The Review will take a closer look at the CBME model in action at Queen’s in the next issue.


In memoriam

Harold Still, MA’55 (PhD, Virginia), retired professor (Mathematics and Statistics), died Jan. 7.

Gilbert Rosenberg, former professor (School of Medicine) and medical director, St. Mary’s of the Lake Hospital, died Jan. 12.

Margaret Hooey, LLD’02, longtime secretary of the university, died Jan. 13.

Uri Fixman, Professor Emeritus (Mathematics), died March 8.

Barrie Pickles, former professor and director (Rehabilitation Medicine), died July 7.

John Freeman, BA’76, BEd’77, MEd’90, professor (Education), died Aug. 1.

We have posted obituaries for Dr. Hooey and Professor Pickles. If you have memories of any of these individuals you would like to share, email us at review@queensu.ca.


Let there be light

[photo of Innovation and Wellness Centre]
Workers are tearing out stone that has filled these window frames since 1970. New heritage-style glass windows will be installed by December. Photo: University Communications

Five large window frames facing union street are being opened up for the first time in 47 years as part of construction activities at the Innovation and Wellness Centre (the former Physical Education Centre.) Modern thermal windows with a heritage look will be installed in the frames by early December, allowing natural light into the new centre.

“The premise of the design is to deliver a building that is open, light, and inviting to all. Therefore, it was a natural direction to open up the main façade,” says Franco Lora, project manager, Physical Plant Services.

The limestone, brick, and block being removed as part of the window work is not going to waste.
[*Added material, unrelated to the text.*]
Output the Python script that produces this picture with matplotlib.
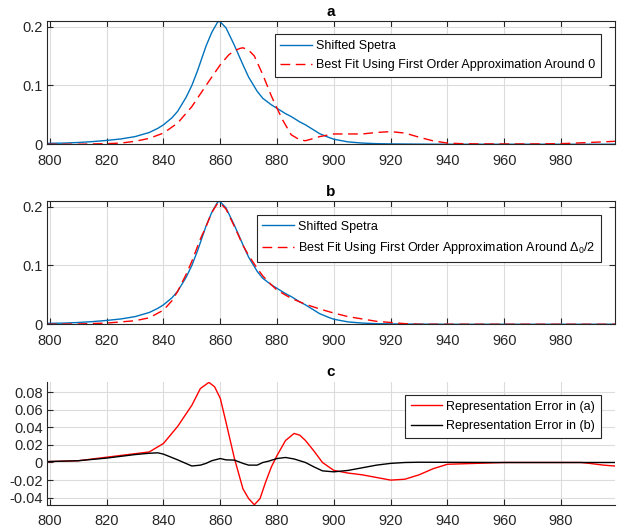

All of the stone will be used to stabilize and repair the degraded areas of the existing south façade. The demolition work should be complete within the next couple of weeks. Crews are working to enclose the Innovation and Wellness Centre construction site by the end of the year, with all construction activities set to be complete in time for a fall 2018 opening. Follow along with the Innovation and Wellness Centre’s progress via live webcam.


The Page Lectures: October 24

The annual Page lectures series, hosted by the Queen’s Department of English Language and Literature, honours the late Kingston writer and artist Joanne Page. Each year, a distinguished writer is invited to give a lecture on the subject of “the page.” this year, the series welcomes acclaimed poet Daphne Marlatt, whose talk is called “On the threshold of the Page.”

Where and when: Watson Hall, room 517, 2:30-4:30 pm
Learn more: www.facebook.com/Pagelecture/


QL@60

The Queen’s Faculty of Law celebrates its 60th anniversary this September. In recognition of this milestone, Queen’s Law hosts a special Homecoming weekend on Sept. 8–10.